El 'affaire' Carmen Mola
«Si un hombre (o tres) del siglo XXI decide firmar su obra como mujer será porque considera que puede ayudarle a vender y ser leído»
Poco se ha hablado de la novela ganadora del Premio Planeta; la conversación se ha quedado en la identidad de la autora, o sea, en los tres hombres que hasta la noche del viernes se escondían tras el pseudónimo «Carmen Mola». Si en lugar de Carmen hubieran elegido Carmelo, estaríamos a otra cosa. Pero que tres hombres hayan hecho fortuna firmando con nombre de mujer ha levantado una polvareda de indignación.
Entiendo la tentación de canalizar la rabia a través de relatos maniqueos: «Buscan reírse del feminismo, robar (de nuevo) el foco a las mujeres, cuando empezaban a asomar desde las sombras». Pero es ingenuo pensar que decidieron ser «Carmen Mola» para ridiculizar la lucha de la mujer.
Más lógico es asumir que Jorge Díaz, Antonio Mercero y Agustín Martínez eligieron un nombre femenino porque consideraron que comercialmente no les perjudicaría e incluso que podría beneficiarles. No hay un cuestionamiento del papel de la mujer, sino la asunción de un avance positivo: tras siglos de lucha, el affaire Carmen Mola ha demostrado que un nombre femenino no es un obstáculo para lograr el éxito editorial.
Si un hombre (o tres) del siglo XXI decide firmar su obra como mujer será porque considera que puede ayudarle a vender y ser leído. No, su situación no es siquiera parecida a la de quienes en el XIX tuvieron que firmar sus obras como George Sand, George Eliot o Fernán Caballero, pero el juego con los nombres alumbra una verdad: el pseudónimo sirve para burlar prejuicios, es decir, para sortear barreras indebidas.

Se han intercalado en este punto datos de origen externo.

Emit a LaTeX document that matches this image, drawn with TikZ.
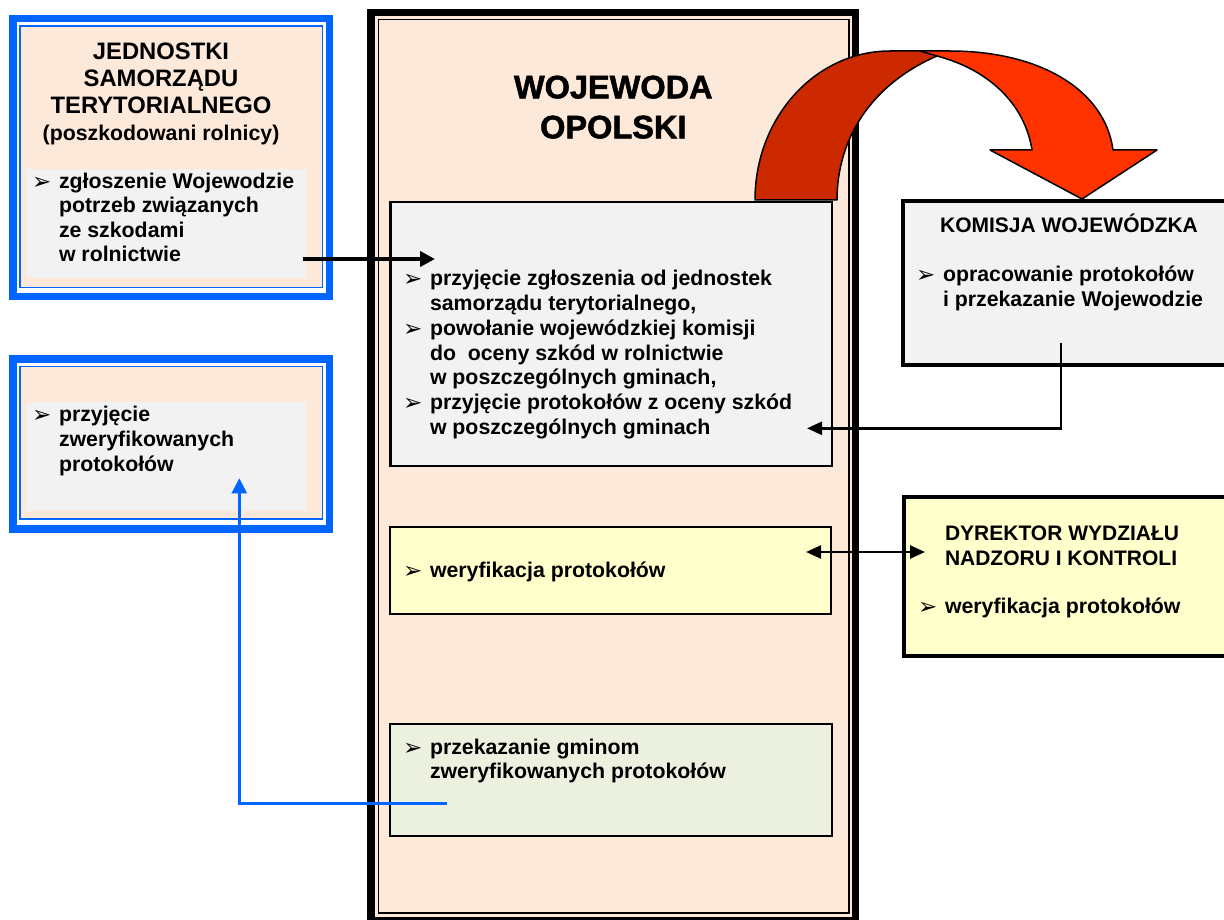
\documentclass[tikz,border=0pt]{standalone}
\usepackage{fontspec}
\setmainfont{Liberation Sans}
\newfontfamily\heavyfont{Liberation Sans}[BoldFeatures={FakeBold=1.6}]
\newfontfamily\bulfont{DejaVu Sans}
\usetikzlibrary{arrows.meta}
\definecolor{peach}{HTML}{FDE9D9}
\definecolor{lgray}{HTML}{F2F2F2}
\definecolor{lyellow}{HTML}{FFFFCC}
\definecolor{lgreen}{HTML}{EBF1DE}
\definecolor{bblue}{HTML}{0066FF}
\definecolor{darkred}{HTML}{CC2900}
\definecolor{brightred}{HTML}{FF3300}
\newcommand{\bul}{\makebox[26pt][l]{\hspace*{-1pt}\raisebox{-1pt}{\bulfont\fontsize{23}{23}\selectfont ➢}}}
\newcommand{\ind}{\hspace*{26pt}}
\begin{document}
\begin{tikzpicture}[x=1pt,y=-1pt,
  box/.style={rectangle, anchor=north west, inner sep=0pt, outer sep=0pt},
  txt/.style={inner sep=0pt, outer sep=0pt, anchor=base west, align=left,
              font=\bfseries\fontsize{21.3}{24.7}\selectfont},
  ttl/.style={inner sep=0pt, outer sep=0pt, anchor=base,
              font=\bfseries\fontsize{23.8}{27}\selectfont},
  conn/.style={line width=2.5pt, -{Triangle[length=15pt,width=13pt]}},
  redarrow/.style={draw=black, line width=1.5pt, line join=round}]
\clip (0,0) rectangle (1224,920);
\fill[white] (0,0) rectangle (1224,920);

% ---------- WOJEWODA main frame ----------
\node[box, draw=black, fill=peach, line width=7.5pt, minimum width=484.5pt, minimum height=908.5pt] (wojouter) at (371,12.5) {};
\node[box, draw=black, line width=1.5pt, minimum width=470.5pt, minimum height=893.5pt] (wojinner) at (378.5,19.5) {};
\node[inner sep=0pt, anchor=base, font=\heavyfont\bfseries\fontsize{32.5}{40}\selectfont] (wojtitle) at (613.3,98.3)
  {\begin{tabular}[t]{@{}c@{}}WOJEWODA\\OPOLSKI\end{tabular}};

% ---------- left box 1 ----------
\node[box, draw=bblue, fill=white, line width=7.4pt, minimum width=316.6pt, minimum height=277.7pt] (jstouter) at (12.9,18.8) {};
\node[box, draw=bblue, fill=peach, line width=1.6pt, minimum width=302.7pt, minimum height=261.7pt] (jstinner) at (19.8,25.8) {};
\node[box, fill=lgray, minimum width=278.7pt, minimum height=109.3pt] (jstgray) at (27.3,169) {};
\node[ttl] (jsttitle) at (161,60)
  {\begin{tabular}[t]{@{}c@{}}JEDNOSTKI\\SAMORZĄDU\\TERYTORIALNEGO\\{\fontsize{21.3}{27}\selectfont (poszkodowani rolnicy)}\end{tabular}};
\node[txt, font=\bfseries\fontsize{21.3}{24.4}\selectfont] (jsttext) at (33,188.3)
  {\begin{tabular}[t]{@{}l@{}}\bul zgłoszenie Wojewodzie\\\ind potrzeb związanych\\\ind ze szkodami\\\ind w rolnictwie\end{tabular}};

% ---------- left box 2 ----------
\node[box, draw=bblue, fill=white, line width=7.4pt, minimum width=316.6pt, minimum height=170pt] (retouter) at (12.9,358.8) {};
\node[box, draw=bblue, fill=peach, line width=1.6pt, minimum width=302.7pt, minimum height=152.5pt] (retinner) at (19.8,366.5) {};
\node[box, fill=lgray, minimum width=278.7pt, minimum height=109pt] (retgray) at (27.3,401.7) {};
\node[txt, font=\bfseries\fontsize{21.3}{25}\selectfont] (rettext) at (33,421.7)
  {\begin{tabular}[t]{@{}l@{}}\bul przyjęcie\\\ind zweryfikowanych\\\ind protokołów\end{tabular}};

% ---------- inner boxes of WOJEWODA ----------
\node[box, draw=black, fill=lgray, line width=2.2pt, minimum width=441.5pt, minimum height=264.3pt] (przbox) at (390.5,201.7) {};
\node[txt] (przt) at (404,286)
  {\begin{tabular}[t]{@{}l@{}}\bul przyjęcie zgłoszenia od jednostek\\\ind samorządu terytorialnego,\\\bul powołanie wojewódzkiej komisji\\\ind do\ \ oceny szkód w rolnictwie\\\ind w poszczególnych gminach,\\\bul przyjęcie protokołów z oceny szkód\\\ind w poszczególnych gminach\end{tabular}};

\node[box, draw=black, fill=lyellow, line width=2.2pt, minimum width=441pt, minimum height=86.6pt] (werbox) at (390.3,527.2) {};
\node[txt] (wert) at (404,577) {\bul weryfikacja protokołów};

\node[box, draw=black, fill=lgreen, line width=2.2pt, minimum width=441.7pt, minimum height=112.3pt] (pgmbox) at (390.3,724) {};
\node[txt] (pgmt) at (404,754)
  {\begin{tabular}[t]{@{}l@{}}\bul przekazanie gminom\\\ind zweryfikowanych protokołów\end{tabular}};

% ---------- KOMISJA ----------
\node[box, draw=black, fill=lgray, line width=4pt, minimum width=330pt, minimum height=164pt] (kombox) at (903,201) {};
\node[inner sep=0pt, anchor=base, font=\bfseries\fontsize{21}{24.7}\selectfont] (komtitle) at (1069,232.7) {KOMISJA WOJEWÓDZKA};
\node[txt, font=\bfseries\fontsize{21.3}{25}\selectfont] (komt) at (917,281.7)
  {\begin{tabular}[t]{@{}l@{}}\bul opracowanie protokołów\\\ind i przekazanie Wojewodzie\end{tabular}};

% ---------- DYREKTOR ----------
\node[box, draw=black, fill=lyellow, line width=4pt, minimum width=330pt, minimum height=159pt] (dyrbox) at (904,497) {};
\node[txt, font=\bfseries\fontsize{21}{25}\selectfont] (dyrtitle) at (945,540)
  {\begin{tabular}[t]{@{}l@{}}DYREKTOR WYDZIAŁU\\NADZORU I KONTROLI\end{tabular}};
\node[txt] (dyrt) at (919,613.3) {\bul weryfikacja protokołów};

% ---------- red curved arrow ----------
\path[redarrow, fill=brightred]
  (900,51) -- (950,51) .. controls (1040,51) and (1105,90) .. (1113,150)
  -- (1157,150) -- (1082,199) -- (990,150) -- (1032,150)
  .. controls (1025,105) and (990,70) .. (937,56) -- cycle;
\path[redarrow, fill=darkred]
  (755,200) .. controls (755,118) and (815,51) .. (890,51) -- (920,51) -- (937,56)
  .. controls (870,85) and (837,140) .. (837,200) -- cycle;

% ---------- connectors ----------
\coordinate (c1s) at (303,259);
\coordinate (c1e) at (435,259);
\draw[line width=4pt, -{Triangle[length=15pt,width=15pt]}] (c1s) -- (c1e);

\coordinate (c2s) at (1061,343);
\coordinate (c2m) at (1061,428.3);
\coordinate (c2e) at (807,428.3);
\draw[conn] (c2s) -- (c2m) -- (c2e);

\coordinate (c3s) at (806,552);
\coordinate (c3e) at (925,552);
\draw[line width=2.5pt, {Triangle[length=15pt,width=13pt]}-{Triangle[length=15pt,width=13pt]}] (c3s) -- (c3e);

\coordinate (c4s) at (446.7,803.3);
\coordinate (c4m) at (239.3,803.3);
\coordinate (c4e) at (239.3,478.3);
\draw[conn, draw=bblue, -{Triangle[length=15pt,width=15pt]}] (c4s) -- (c4m) -- (c4e);
\end{tikzpicture}
\end{document}
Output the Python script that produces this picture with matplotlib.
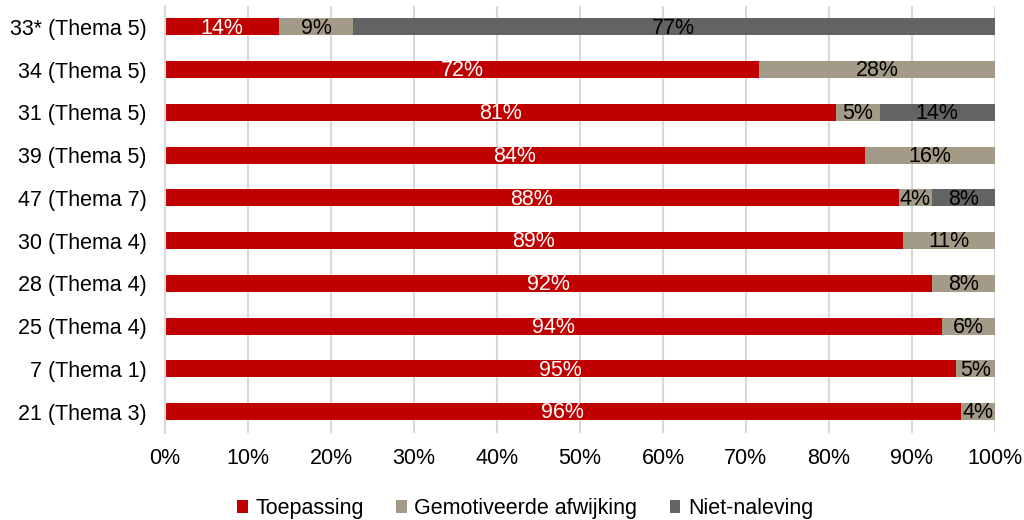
import matplotlib
matplotlib.use("Agg")
import matplotlib.pyplot as plt
import numpy as np

plt.rcParams['font.family'] = ['Liberation Sans', 'DejaVu Sans']

# data (top to bottom as in the chart)
categories = ["33* (Thema 5)", "34 (Thema 5)", "31 (Thema 5)", "39 (Thema 5)",
              "47 (Thema 7)", "30 (Thema 4)", "28 (Thema 4)", "25 (Thema 4)",
              "7 (Thema 1)", "21 (Thema 3)"]
toepassing = [13.8, 71.6, 80.8, 84.3, 88.4, 88.9, 92.4, 93.6, 95.3, 95.9]
gemotiveerd = [8.8, 28.4, 5.3, 15.7, 4.0, 11.1, 7.6, 6.4, 4.7, 4.1]
niet_naleving = [77.4, 0, 13.9, 0, 7.6, 0, 0, 0, 0, 0]

series = [("Toepassing", toepassing, "#C00000", "white"),
          ("Gemotiveerde afwijking", gemotiveerd, "#A39B88", "black"),
          ("Niet-naleving", niet_naleving, "#636363", "black")]

FS = 15.5

fig = plt.figure(figsize=(10.24, 5.2), dpi=100)
ax = fig.add_axes([0.1611, 0.1673, 0.8105, 0.822])

y = np.arange(len(categories))[::-1]
left = np.zeros(len(categories))
for name, vals, col, tcol in series:
    vals = np.array(vals)
    ax.barh(y, vals, left=left, height=0.4, color=col, label=name, zorder=2)
    for yi, l, v in zip(y, left, vals):
        if v > 0:
            ax.text(l + v / 2, yi - 0.03, f"{round(v):.0f}%", ha="center",
                    va="center", color=tcol, fontsize=FS, zorder=3)
    left += vals

ax.set_xlim(0, 100)
ax.set_ylim(-0.5, len(categories) - 0.5)
ax.set_yticks(y)
ax.set_yticklabels(categories, fontsize=FS)
ax.set_xticks(np.arange(0, 101, 10))
ax.set_xticklabels([f"{v}%" for v in range(0, 101, 10)], fontsize=FS)
ax.tick_params(axis="y", length=0, pad=13)
ax.tick_params(axis="x", length=0, pad=11)
ax.grid(axis="x", color="#D9D9D9", linewidth=1.5, zorder=0)
for s in ["top", "right", "bottom"]:
    ax.spines[s].set_visible(False)
ax.spines["left"].set_color("#D9D9D9")
ax.spines["left"].set_linewidth(1.5)

ax.legend(loc="center", bbox_to_anchor=(0.434, -0.177), ncol=3, frameon=False,
          fontsize=FS, handlelength=0.5, handleheight=0.5, handletextpad=0.35,
          columnspacing=1.5)

fig.savefig("out.png", dpi=100)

Los llantos por la dignidad herida a menudo ocultan motivos más primarios. Y cuando algo parecido a un chiste exhibe una fragilidad conceptual comienzan las erupciones de ira. Como en su día demostró el caso Sokal, nada despierta más la rabia del emperador que la revelación de su desnudez.
Una de las revelaciones que nos deja el asunto Mola es que los lectores, a diferencia de los periodistas culturales, dan más importancia al texto que a la firma: ¿ha hablado alguien de literatura en los últimos días? La otra, quizá la más llamativa, es que se ha demostrado que distinguir la prosa genuinamente femenina de la que no lo es no es tarea sencilla. No tanto como creen quienes defienden que toda identidad conlleva una epistemología intransferible.
Me queda una duda: si el uso de un nombre de mujer ha recibido acusaciones tan airadas de usurpación, ¿qué sucederá cuando un hombre pueda convertirse legalmente en mujer con un trámite administrativo?